Beyond that, serious tech disruptions halt staff and researchers from conducting their work. Depending on the level of outage (disaster, hardware failure, data corruption, network outage) the recovery period can take hours, days, or even weeks.
Additionally, numerous tech instruments for analyzing, recording, and tracking research are tech-driven. All of such is interwoven into IT stability, so again, you can see why it’s critical to Biotech operations. While downtime costs related to IT disruptions vary based on several factors, Garter indicates the average cost of downtime per minute is $5,600.
Threats aren’t going anywhere
Looking ahead at the current digital threatscape, malware, ransomware, and cyberattacks will only escalate. While concentrated pushback efforts are underway by global agencies and government entities, the efficacy and profitability of cyberattacks mean we’re stuck with them. As the biotech environment expands, so too will hackers take an interest. This is because data of any type is valuable, especially when necessary to perform tasks.

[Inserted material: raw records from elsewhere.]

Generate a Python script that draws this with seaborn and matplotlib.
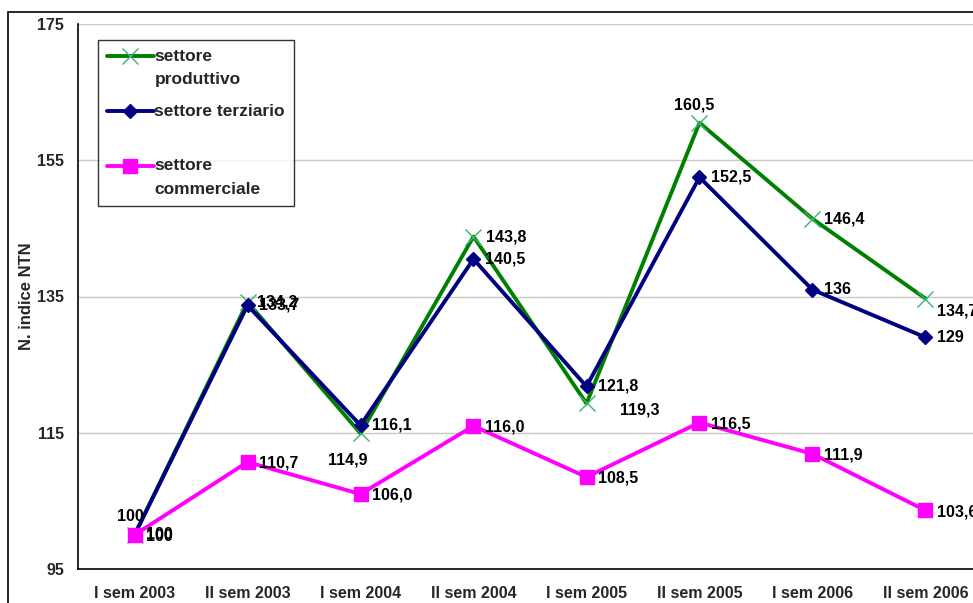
import numpy as np
import pandas as pd
import matplotlib.pyplot as plt
import matplotlib.patches as mpatches
from matplotlib.transforms import Affine2D
import seaborn as sns

periodi = ["I sem 2003", "II sem 2003", "I sem 2004", "II sem 2004",
           "I sem 2005", "II sem 2005", "I sem 2006", "II sem 2006"]
produttivo = [100, 134.2, 114.9, 143.8, 119.3, 160.5, 146.4, 134.7]
terziario = [100, 133.7, 116.1, 140.5, 121.8, 152.5, 136, 129]
commerciale = [100, 110.7, 106.0, 116.0, 108.5, 116.5, 111.9, 103.6]
lab_produttivo = ["100", "134,2", "114,9", "143,8", "119,3", "160,5", "146,4", "134,7"]
lab_terziario = ["100", "133,7", "116,1", "140,5", "121,8", "152,5", "136", "129"]
lab_commerciale = ["100", "110,7", "106,0", "116,0", "108,5", "116,5", "111,9", "103,6"]

sns.set_style("white")
plt.rcParams["font.family"] = ["Liberation Sans", "DejaVu Sans"]
plt.rcParams["font.weight"] = "bold"

fig = plt.figure(figsize=(9.73, 6.03), dpi=100)
# outer frame of the original chart (partly cut off)
fig.patches.append(mpatches.Rectangle((8 / 973, -0.1), 1.2, 1.1 - 12 / 603,
                                      transform=fig.transFigure, fill=False,
                                      edgecolor="black", linewidth=1.2))
ax = fig.add_axes([78 / 973, 1 - 569 / 603, 904 / 973, (569 - 24) / 603])

x = np.arange(len(periodi))
serie = [
    ("settore\nproduttivo", produttivo, "#008000", "x", 11),
    ("settore terziario\n ", terziario, "#000080", "D", 7.5),
    ("settore\ncommerciale", commerciale, "#FF00FF", "s", 10),
]

for nome, vals, col, mk, ms in serie:
    df = pd.DataFrame({"x": x, "y": vals})
    sns.lineplot(data=df, x="x", y="y", ax=ax, color=col, linewidth=2.8,
                 marker=mk, markersize=ms, markeredgewidth=1.0,
                 markeredgecolor=col if mk != "x" else "#3CB371",
                 label=nome)

fs = 11.5
# label offsets in points
off_prod = [(-3, 13, "center"), (7, 0, "left"), (-9, -19, "center"), (9, 0, "left"),
            (24, -5, "left"), (-4, 13, "center"), (8, 0, "left"), (8, -9, "left")]
for i in x:
    dx, dy, ha = off_prod[i]
    ax.annotate(lab_produttivo[i], (i, produttivo[i]), xytext=(dx, dy),
                textcoords="offset points", ha=ha, va="center", fontsize=fs,
                fontweight="bold", color="black")
    ax.annotate(lab_terziario[i], (i, terziario[i]), xytext=(8, 0),
                textcoords="offset points", ha="left", va="center", fontsize=fs,
                fontweight="bold", color="black")
    ax.annotate(lab_commerciale[i], (i, commerciale[i]), xytext=(8, -1),
                textcoords="offset points", ha="left", va="center", fontsize=fs,
                fontweight="bold", color="black")

ax.set_xlim(-0.5, 7.5)
ax.set_ylim(95, 175)
ax.set_yticks([95, 115, 135, 155, 175])
ax.set_xticks(x)
ax.set_xticklabels(periodi, fontsize=fs, fontweight="bold")
ax.set_xticks(np.arange(-0.5, 8, 1), minor=True)
ax.tick_params(axis="x", which="major", length=0, pad=12)
ax.tick_params(axis="x", which="minor", length=6, width=1, direction="out", color="black")
ax.tick_params(axis="y", length=7, width=1, direction="out", color="black",
               labelsize=fs, pad=3)
for t in ax.get_yticklabels():
    t.set_fontweight("bold")
ax.yaxis.grid(True, color="#c8c8c8", linewidth=1)
ax.set_axisbelow(True)
for s in ["top", "right"]:
    ax.spines[s].set_visible(False)
for s in ["left", "bottom"]:
    ax.spines[s].set_color("black")
    ax.spines[s].set_linewidth(1.2)
ax.set_xlabel("")
ax.set_ylabel("N. indice NTN", fontsize=12, fontweight="bold", labelpad=2)

leg = ax.legend(loc="upper left", bbox_to_anchor=(98 / 973, 1 - 40 / 603),
                bbox_transform=fig.transFigure, frameon=True, fancybox=False,
                edgecolor="black", fontsize=12.5, handlelength=2.7,
                handletextpad=0.05, labelspacing=0.95, borderpad=0.5,
                borderaxespad=0)
leg.get_frame().set_linewidth(1.0)
for t in leg.get_texts():
    t.set_fontweight("bold")
    t.set_linespacing(1.7)
# handles sit on the first text line, as in the original
for h in leg.legend_handles:
    h.set_transform(h.get_transform() + Affine2D().translate(0, 12))

fig.savefig("out.png", dpi=100)
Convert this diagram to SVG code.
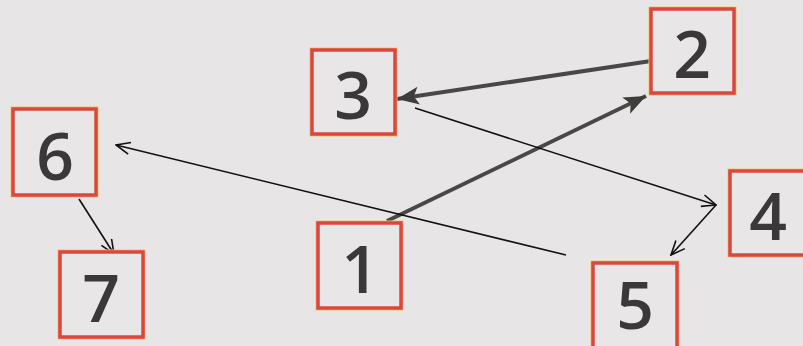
<svg xmlns="http://www.w3.org/2000/svg" width="803" height="346" viewBox="0 0 803 346">
<style>
.box rect.o{fill:none;stroke:#f0c868;stroke-width:5}
.box rect.i{fill:#e8e6e7;stroke:#d9473f;stroke-width:3.5}
.box text{font-family:"Open Sans","Liberation Sans",sans-serif;font-weight:600;font-size:66px;fill:#3b3839;text-anchor:middle}
.thick{stroke:#4a4747;stroke-width:4;fill:none}
.thin{stroke:#111;stroke-width:1.6;fill:none}
</style>
<defs>
<marker id="ah" markerUnits="userSpaceOnUse" markerWidth="24" markerHeight="20" viewBox="0 0 24 20" refX="22" refY="10" orient="auto">
<path d="M0,1 L22,10 L0,19 L5,10 Z" fill="#3f3c3c"/>
</marker>
<marker id="av" markerUnits="userSpaceOnUse" markerWidth="16" markerHeight="14" viewBox="0 0 16 14" refX="15" refY="7" orient="auto">
<path d="M1,1 L15,7 L1,13" fill="none" stroke="#111" stroke-width="1.6"/>
</marker>
</defs>
<rect width="803" height="346" fill="#e7e5e6"/>
<g id="connectors">
<line class="thick" x1="651" y1="61" x2="397" y2="99" marker-end="url(#ah)"/>
<line class="thick" x1="387" y1="221" x2="646" y2="96" marker-end="url(#ah)"/>
<line class="thin" x1="415" y1="108" x2="716" y2="205" marker-end="url(#av)"/>
<line class="thin" x1="716" y1="205" x2="671" y2="255" marker-end="url(#av)"/>
<line class="thin" x1="566" y1="255" x2="116" y2="145" marker-end="url(#av)"/>
<line class="thin" x1="79" y1="199" x2="114" y2="254" marker-end="url(#av)"/>
</g>
<g id="node1" class="box"><rect class="o" x="318" y="223" width="83" height="85"/><rect class="i" x="318" y="223" width="83" height="85"/><text x="360" y="293">1</text></g>
<g id="node2" class="box"><rect class="o" x="651" y="9" width="83" height="84"/><rect class="i" x="651" y="9" width="83" height="84"/><text x="692" y="78">2</text></g>
<g id="node3" class="box"><rect class="o" x="312" y="50" width="83" height="84"/><rect class="i" x="312" y="50" width="83" height="84"/><text x="353" y="119">3</text></g>
<g id="node4" class="box"><rect class="o" x="730" y="171" width="83" height="84"/><rect class="i" x="730" y="171" width="83" height="84"/><text x="768" y="240">4</text></g>
<g id="node5" class="box"><rect class="o" x="593" y="263" width="84" height="86"/><rect class="i" x="593" y="263" width="84" height="86"/><text x="635" y="329">5</text></g>
<g id="node6" class="box"><rect class="o" x="13" y="109" width="83" height="86"/><rect class="i" x="13" y="109" width="83" height="86"/><text x="55" y="180">6</text></g>
<g id="node7" class="box"><rect class="o" x="60" y="252" width="83" height="85"/><rect class="i" x="60" y="252" width="83" height="85"/><text x="101" y="322">7</text></g>
</svg>
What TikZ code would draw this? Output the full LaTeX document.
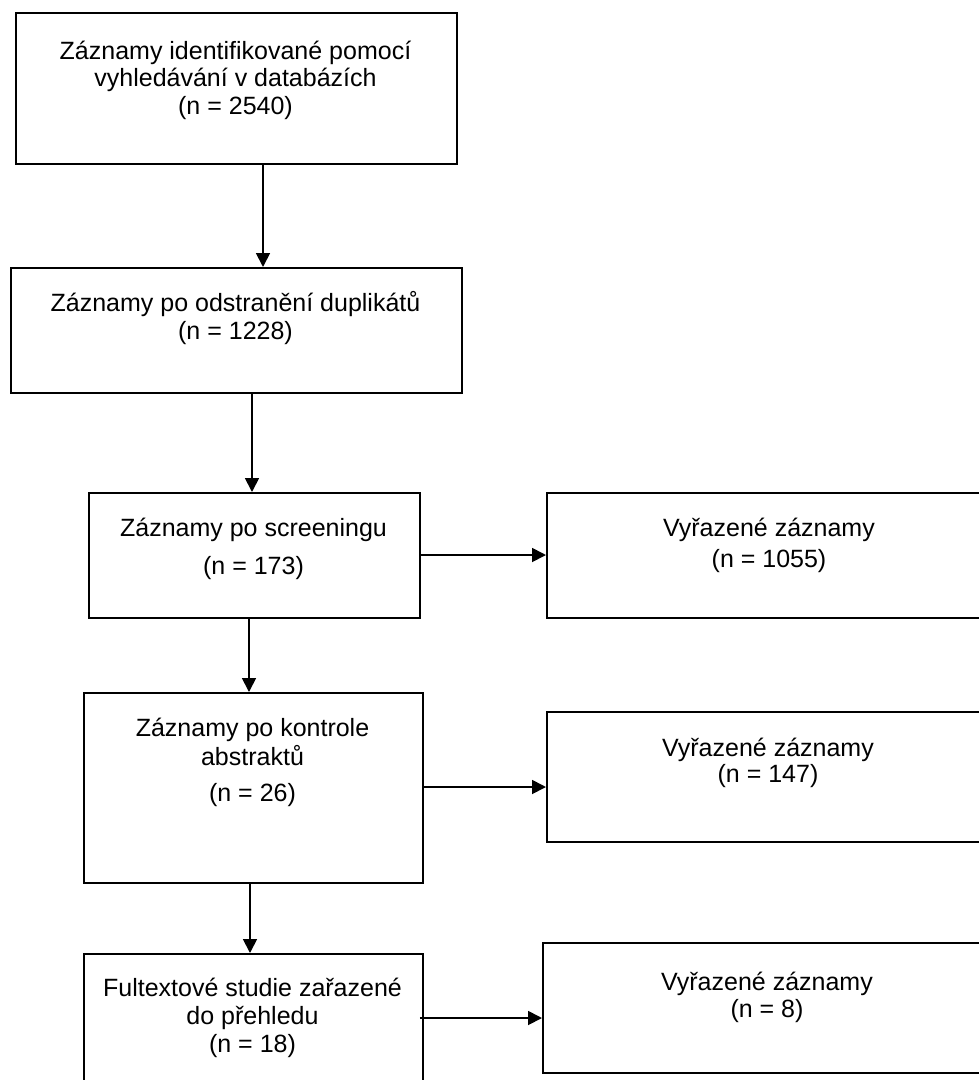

Without protective resources, backup options, or means to shield data, an organization is looking at more than just downtime. A biotech/life science agency facing a ransomware demand could face thousands, if not millions in damages.
The long-term effects of cyberattack damage go well beyond downtime too. Brand damage and service disruptions are one “stage” of an attack. Afterward, a recovery period details recovering data (which isn’t guaranteed) and dealing with brand damage also come into play. If your firm relies on investors and grants for research, they’re less likely to trust an organization which can’t safeguard sensitive data.
How an MSP helps
Even with robust software, a biotech industry can be left to fend for itself. Without IT specialists, cybersecurity teams, and other resources, it’s difficult to manage both IT stability and interfacing threats. More so if your organization takes advantage of remote solutions.
Utilizing a managed service provider, however, is a key way to shore up weaknesses in your IT and data-driven environments. A managed service provider is a third party drawing from numerous experts and a variety of experiences from IT, problem management, and cybersecurity fields. In essence, it’s the “mote around the castle,” in digital form.